Graveyard, Kilbolane, Co. Cork
Co. Cork |
Burial Grounds
Most graveyards are roughly rectangular, shaped by field boundaries or the logic of a church plot.
The one at Kilbolane in north Cork is triangular, an unusual form that immediately suggests the enclosure predates the kind of orderly land division that came later. The boundary itself is an earthen bank with an external fosse, a defensive ditch running around the perimeter, though this particular fosse has since been deepened and widened for agricultural drainage, blurring the original profile somewhat. The whole thing sits in level pasture, quiet and unassuming, measuring roughly 70 metres along its longest axis.

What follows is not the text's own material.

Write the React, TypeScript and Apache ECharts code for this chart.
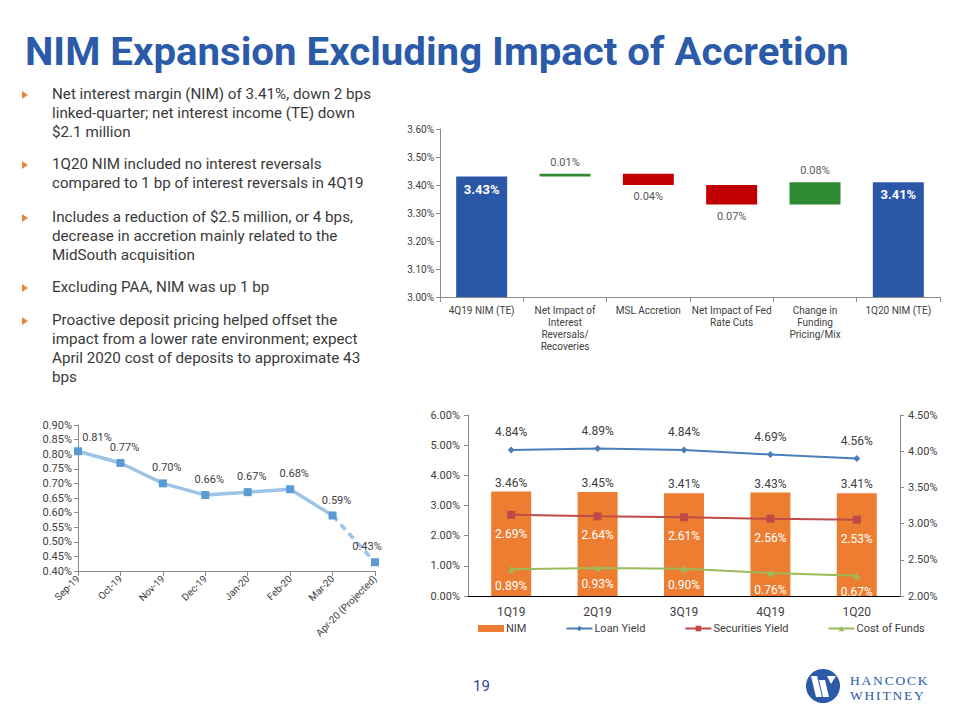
import React, { useEffect, useRef } from "react";
import * as echarts from "echarts";

// ---------- data ----------
const wfCategories = [
  "4Q19 NIM (TE)",
  "Net Impact of\nInterest\nReversals/\nRecoveries",
  "MSL Accretion",
  "Net Impact of Fed\nRate Cuts",
  "Change in\nFunding\nPricing/Mix",
  "1Q20 NIM (TE)",
];
const wfStart = 3.43;
const wfChanges = [0.01, -0.04, -0.07, 0.08];
const wfEnd = 3.41;
const wfTicks = { min: 3.0, max: 3.6, interval: 0.1 };

const months = ["Sep-19", "Oct-19", "Nov-19", "Dec-19", "Jan-20", "Feb-20", "Mar-20", "Apr-20 (Projected)"];
const depositCost = [0.81, 0.77, 0.7, 0.66, 0.67, 0.68, 0.59, 0.43];
const projectedCount = 1; // last point(s) projected
const depTicks = { min: 0.4, max: 0.9, interval: 0.05 };

const quarters = ["1Q19", "2Q19", "3Q19", "4Q19", "1Q20"];
const nimValues = [3.46, 3.45, 3.41, 3.43, 3.41];
const loanYield = [4.84, 4.89, 4.84, 4.69, 4.56];
const securitiesYield = [2.69, 2.64, 2.61, 2.56, 2.53];
const costOfFunds = [0.89, 0.93, 0.9, 0.76, 0.67];
const leftTicks = { min: 0, max: 6, interval: 1 };
const rightTicks = { min: 2, max: 4.5, interval: 0.5 };

const bullets = [
  ["Net interest margin (NIM) of 3.41%, down 2 bps", "linked-quarter; net interest income (TE) down", "$2.1 million"],
  ["1Q20 NIM included no interest reversals", "compared to 1 bp of interest reversals  in 4Q19"],
  ["Includes a reduction of $2.5 million, or 4 bps,", "decrease  in accretion  mainly related to the", "MidSouth acquisition"],
  ["Excluding PAA, NIM was up 1 bp"],
  ["Proactive deposit pricing helped offset the", "impact from a lower rate environment; expect", "April 2020 cost of deposits to approximate 43", "bps"],
];
const bulletTops = [95, 165, 218, 288, 321];

// ---------- styles ----------
const FONT = "Roboto, 'Liberation Sans', sans-serif";
const TXT = "#404040";
const AXIS = "#8c8c8c";
const BLUE = "#2A57A6";
const RED = "#C00000";
const GREEN = "#2E8B32";
const pct = (v: number) => v.toFixed(2) + "%";
const r2 = (v: number) => Math.round(v * 100) / 100;

function buildWaterfall() {
  const bases: number[] = [0];
  const items: any[] = [
    {
      value: wfStart,
      itemStyle: { color: BLUE },
      label: { show: true, position: "insideTop", color: "#fff", fontWeight: "bold", fontSize: 13, distance: 6, formatter: pct(wfStart) },
    },
  ];
  let level = wfStart;
  wfChanges.forEach((c) => {
    let base: number;
    if (c >= 0) {
      base = level;
      level = r2(level + c);
    } else {
      level = r2(level + c);
      base = level;
    }
    bases.push(base);
    items.push({
      value: r2(Math.abs(c)),
      itemStyle: { color: c >= 0 ? GREEN : RED },
      label: {
        show: true,
        position: c >= 0 ? "top" : "bottom",
        color: "#595959",
        fontSize: 11,
        distance: 6,
        formatter: pct(Math.abs(c)),
      },
    });
  });
  bases.push(0);
  items.push({
    value: wfEnd,
    itemStyle: { color: BLUE },
    label: { show: true, position: "insideTop", color: "#fff", fontWeight: "bold", fontSize: 13, distance: 6, formatter: pct(wfEnd) },
  });
  return { bases, items };
}

export default function App() {
  const ref = useRef<HTMLDivElement>(null);
  useEffect(() => {
    if (!ref.current) return;
    const chart = echarts.init(ref.current, undefined, { renderer: "svg" });
    const wf = buildWaterfall();
    const n = depositCost.length;
    const solid = depositCost.map((v, i) => (i < n - projectedCount ? v : null));
    const dashed = depositCost.map((v, i) => (i >= n - projectedCount - 1 ? v : null));
    const depLabelOffset = (i: number) => (i === 0 ? [19, 2] : i === n - 1 ? [-8, 0] : [4, 0]);

    const axisLineStyle = { show: true, lineStyle: { color: AXIS, width: 1 } };
    const axisTick = { show: true, length: 4, lineStyle: { color: AXIS } };
    const labelStyle = { color: TXT, fontFamily: FONT, fontSize: 11 };

    chart.setOption({
      animation: false,
      textStyle: { fontFamily: FONT },
      grid: [
        { left: 440, top: 129, width: 500, height: 168 },
        { left: 78, top: 425, width: 297, height: 146 },
        { left: 468, top: 415, width: 432, height: 181 },
      ],
      xAxis: [
        {
          gridIndex: 0,
          type: "category",
          data: wfCategories,
          axisLine: axisLineStyle,
          axisTick: { show: true, length: 5, lineStyle: { color: AXIS } },
          axisLabel: { ...labelStyle, fontSize: 10, lineHeight: 12, margin: 7, interval: 0 },
        },
        {
          gridIndex: 1,
          type: "category",
          data: months,
          boundaryGap: false,
          axisLine: axisLineStyle,
          axisTick: { show: true, length: 5, lineStyle: { color: AXIS } },
          axisLabel: { ...labelStyle, fontSize: 10, rotate: 45, margin: 6, interval: 0 },
        },
        {
          gridIndex: 2,
          type: "category",
          data: quarters,
          axisLine: { show: true, lineStyle: { color: "#000", width: 1 } },
          axisTick: { show: false },
          axisLabel: { ...labelStyle, fontSize: 12, margin: 10 },
        },
      ],
      yAxis: [
        {
          gridIndex: 0,
          type: "value",
          ...wfTicks,
          axisLine: axisLineStyle,
          axisTick,
          splitLine: { show: false },
          axisLabel: { ...labelStyle, fontSize: 10, margin: 6, formatter: (v: number) => pct(v) },
        },
        {
          gridIndex: 1,
          type: "value",
          ...depTicks,
          axisLine: axisLineStyle,
          axisTick,
          splitLine: { show: false },
          axisLabel: { ...labelStyle, fontSize: 11, margin: 6, formatter: (v: number) => pct(v) },
        },
        {
          gridIndex: 2,
          type: "value",
          ...leftTicks,
          axisLine: axisLineStyle,
          axisTick,
          splitLine: { show: false },
          axisLabel: { ...labelStyle, fontSize: 11, margin: 8, formatter: (v: number) => pct(v) },
        },
        {
          gridIndex: 2,
          type: "value",
          position: "right",
          ...rightTicks,
          axisLine: axisLineStyle,
          axisTick,
          splitLine: { show: false },
          axisLabel: { ...labelStyle, fontSize: 11, margin: 8, formatter: (v: number) => pct(v) },
        },
      ],
      legend: {
        left: 473,
        top: 618,
        itemWidth: 26,
        itemHeight: 7,
        itemGap: 39,
        textStyle: { color: TXT, fontSize: 11, fontFamily: FONT, padding: [0, 0, 0, -3] },
        data: [
          { name: "NIM", icon: "rect" },
          { name: "Loan Yield" },
          { name: "Securities Yield" },
          { name: "Cost of Funds" },
        ],
      },
      series: [
        {
          type: "bar",
          xAxisIndex: 0,
          yAxisIndex: 0,
          stack: "wf",
          data: wf.bases,
          barWidth: 51,
          itemStyle: { color: "transparent" },
          silent: true,
        },
        {
          type: "bar",
          xAxisIndex: 0,
          yAxisIndex: 0,
          stack: "wf",
          data: wf.items,
          barWidth: 51,
        },
        {
          type: "line",
          xAxisIndex: 1,
          yAxisIndex: 1,
          data: solid.map((v, i) => ({
            value: v,
            label: { offset: depLabelOffset(i) },
          })),
          lineStyle: { color: "#9DC3E6", width: 3.5 },
          symbol: "rect",
          symbolSize: 8,
          itemStyle: { color: "#5B9BD5" },
          label: { show: true, position: "top", distance: 6, color: TXT, fontSize: 11, formatter: (p: any) => pct(p.value) },
          z: 3,
        },
        {
          type: "line",
          xAxisIndex: 1,
          yAxisIndex: 1,
          data: dashed.map((v, i) => ({
            value: v,
            symbol: i === n - 1 ? "rect" : "none",
            label: { show: i === n - 1, offset: depLabelOffset(i) },
          })),
          lineStyle: { color: "#9DC3E6", width: 3.5, type: [7, 5] },
          symbol: "rect",
          symbolSize: 8,
          itemStyle: { color: "#5B9BD5" },
          label: { position: "top", distance: 6, color: TXT, fontSize: 11, formatter: (p: any) => pct(p.value) },
          z: 2,
        },
        {
          name: "NIM",
          type: "bar",
          xAxisIndex: 2,
          yAxisIndex: 2,
          data: nimValues,
          barWidth: 40,
          itemStyle: { color: "#ED7D31" },
          label: { show: true, position: "top", distance: 3, color: TXT, fontSize: 12, formatter: (p: any) => pct(p.value) },
        },
        {
          name: "Loan Yield",
          type: "line",
          xAxisIndex: 2,
          yAxisIndex: 2,
          data: loanYield,
          symbol: "diamond",
          symbolSize: 7,
          lineStyle: { color: "#4A7EBB", width: 2 },
          itemStyle: { color: "#4A7EBB" },
          label: { show: true, position: "top", distance: 8, color: TXT, fontSize: 12, formatter: (p: any) => pct(p.value) },
        },
        {
          name: "Securities Yield",
          type: "line",
          xAxisIndex: 2,
          yAxisIndex: 2,
          data: securitiesYield,
          symbol: "rect",
          symbolSize: 8,
          lineStyle: { color: "#BE4B48", width: 2 },
          itemStyle: { color: "#BE4B48" },
          label: { show: true, position: "bottom", distance: 9, color: "#fff", fontSize: 12, formatter: (p: any) => pct(p.value) },
        },
        {
          name: "Cost of Funds",
          type: "line",
          xAxisIndex: 2,
          yAxisIndex: 2,
          data: costOfFunds,
          symbol: "triangle",
          symbolSize: 7,
          lineStyle: { color: "#9BBB59", width: 2 },
          itemStyle: { color: "#9BBB59" },
          label: { show: true, position: "bottom", distance: 7, color: "#fff", fontSize: 12, formatter: (p: any) => pct(p.value) },
        },
      ],
      graphic: [
        // logo mark
        { type: "circle", shape: { cx: 823, cy: 686, r: 17 }, style: { fill: "#2A5AA8" } },
        { type: "polygon", shape: { points: [[811, 676], [817, 676], [822, 697], [816, 697]] }, style: { fill: "#fff" } },
        { type: "polygon", shape: { points: [[819, 680], [825, 680], [829, 697], [823, 697]] }, style: { fill: "#fff" } },
        { type: "polygon", shape: { points: [[827, 676], [836, 676], [831, 684]] }, style: { fill: "#fff" } },
        // bullet markers
        ...bulletTops.map((y) => ({
          type: "polygon",
          shape: { points: [[22, y - 4], [28, y], [22, y + 4]] },
          style: { fill: "#E8863A" },
        })),
      ],
    });
    return () => chart.dispose();
  }, []);

  return (
    <div style={{ position: "absolute", left: 0, top: 0, width: 960, height: 720, background: "#fff", overflow: "hidden" }}>
      <div ref={ref} style={{ position: "absolute", left: 0, top: 0, width: 960, height: 720 }} />
      <div
        style={{
          position: "absolute",
          left: 25,
          top: 30,
          fontFamily: FONT,
          fontWeight: 700,
          fontSize: 38,
          color: "#2B5BA8",
          whiteSpace: "nowrap",
          transform: "scaleX(1.058)",
          transformOrigin: "left top",
          lineHeight: "44px",
        }}
      >
        NIM Expansion Excluding Impact of Accretion
      </div>
      {bullets.map((lines, i) => (
        <div
          key={i}
          style={{
            position: "absolute",
            left: 52,
            top: bulletTops[i] - 10,
            fontFamily: FONT,
            fontSize: 15.2,
            lineHeight: "19px",
            color: "#3a3a3a",
            whiteSpace: "nowrap",
          }}
        >
          {lines.map((l, j) => (
            <div key={j}>{l}</div>
          ))}
        </div>
      ))}
      <div style={{ position: "absolute", left: 473, top: 677, fontFamily: FONT, fontSize: 15, color: "#3B3B9E" }}>19</div>
      <div
        style={{
          position: "absolute",
          left: 850,
          top: 673,
          fontFamily: "'Liberation Serif', 'DejaVu Serif', serif",
          fontSize: 13.5,
          lineHeight: "15px",
          letterSpacing: "1.8px",
          color: "#2A5AA8",
        }}
      >
        <div>HANCOCK</div>
        <div>WHITNEY</div>
      </div>
    </div>
  );
}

The site has a long ecclesiastical history behind it. A parish church dedicated at Kilbolane was significant enough to appear in the Papal Taxation lists of 1291, a survey of church revenues compiled for Rome that provides one of the earliest documentary records of many Irish parishes. That medieval church is long gone, but at the centre of the graveyard stand the remains of its Church of Ireland successor, a later parish church that itself fell out of use. The headstones that survive are more modest in age, dating to the eighteenth and nineteenth centuries, with the oldest recorded stone bearing the date 1720, as noted by the local antiquarian Grove White in the early twentieth century. Seven centuries separate the first documentary mention of this place from the most recent legible grave marker, a quiet accumulation of time compressed into a triangular field in County Cork.